Implementing the best scores resulted Model
The ./mokb6/mono/ folder contains the mOKB6 dataset, containing six monolingual open KBs in six languages:
- English Open KB inside
./mokb6/mono/mono_en - Hindi Open KB inside
./mokb6/mono/mono_hi - Telugu Open KB inside
./mokb6/mono/mono_te - Spanish Open KB inside
./mokb6/mono/mono_es - Portuguese Open KB inside
./mokb6/mono/mono_pt - Chinese Open KB inside
./mokb6/mono/mono_zh
Each monolingual Open KB's folder contains three files: train.txt, valid.txt, and test.txt.
These files are the train-dev-test splits of the respective language's Open KB, which contain tab-separated Open IE triples of the form (subject, relation, object).
The translated Open KB facts are already provided.
Thus, for each baseline given in Table 3 in the paper, the corresponding dataset inside ./mokb6/ folder is provided.
For e.g., The best baseline (for all languages except English) called Union+Trans is trained using data contained in ./mokb6/union+trans/ for the 5 languages (./mokb6/union+trans/union+trans_en2hi/ for Hindi).
Whereas the best performing baseline for English called Union can be reproduced using data contained in ./mokb6/union/.
The code of SimKGC mBERT initialization model is in the repository (adapted from Wang et al., 2022) as it showed the best performance when compared with the other KGE models.
Conda environment is needed for the implementation.

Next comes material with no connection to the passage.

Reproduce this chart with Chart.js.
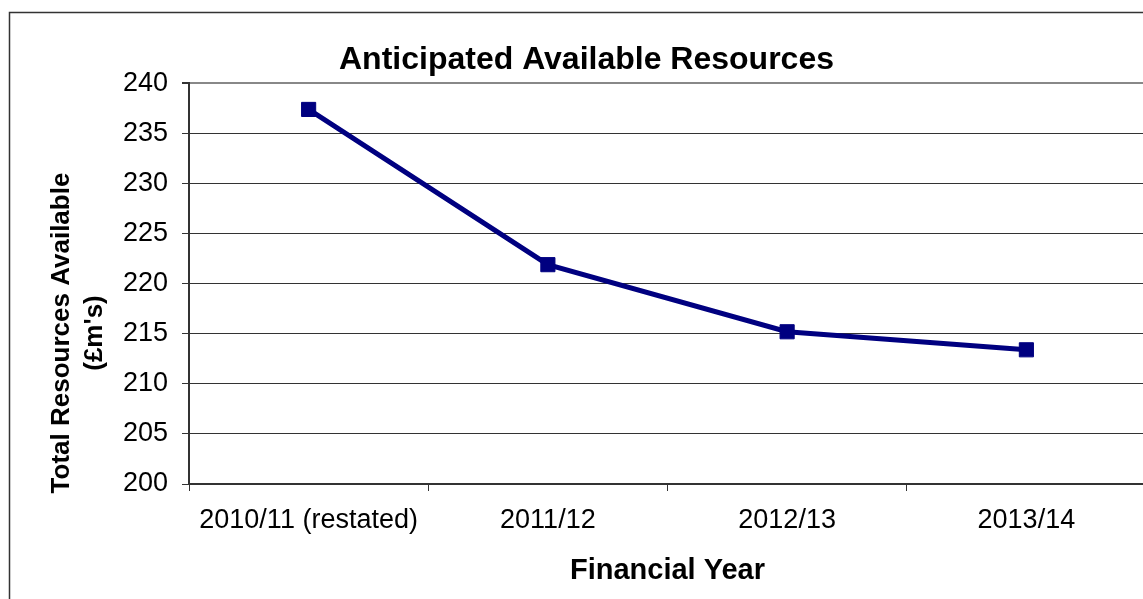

conda create --name mokb python=3.7 -y
conda activate mokb
Here, are the commands to train and get the scores for Union+Trans.
From packages requirements to Preprocessing, Training, Testing are written in a shell script. Just execute the run.sh file in the required GPU Resources.
sh run.sh
or
run.sh
Use the below commands to view the results after the model got trained for Test files. Perturbed Data is available in MONO_EN Folder.
PreProcessing Perturbed File:
python convert_format_mokb.py --train ${baseline_data}/train.txt --val ${baseline_data}/valid.txt --test ${baseline_data}/negation.txt --out_dir ./data/${baseline_name}
- Replace negation.txt with required perturbed file name in the above command.
python3 preprocess.py --train-path ./data/${baseline_name}/train.txt --valid-path ./data/${baseline_name}/valid.txt --test-path ./data/${baseline_name}/test.txt --task mopenkb
Evaluating File:
python3 evaluate.py --task mopenkb --pretrained-model bert-base-multilingual-cased --is-test --eval-model-path ./checkpoint/${baseline_name}/model_best.mdl --train-path data/mono_${language}/train.txt.json --valid-path data/mono_${language}/test.txt.json
Facing issue, while running the run.sh due to conda environment(Applicable to the Linux Environments):
Enable conda using below commands:
source $HOME/miniconda/bin/activate
export PYTHONNOUSERSITE=true
When you are facing any CUDA related issues, set the below another environment Variable:
export CUDA_LAUNCH_BLOCKING=1
When unable to execute run.sh file due to permission issues:
For permission:
chmod 744 *.sh
To run:
./run.sh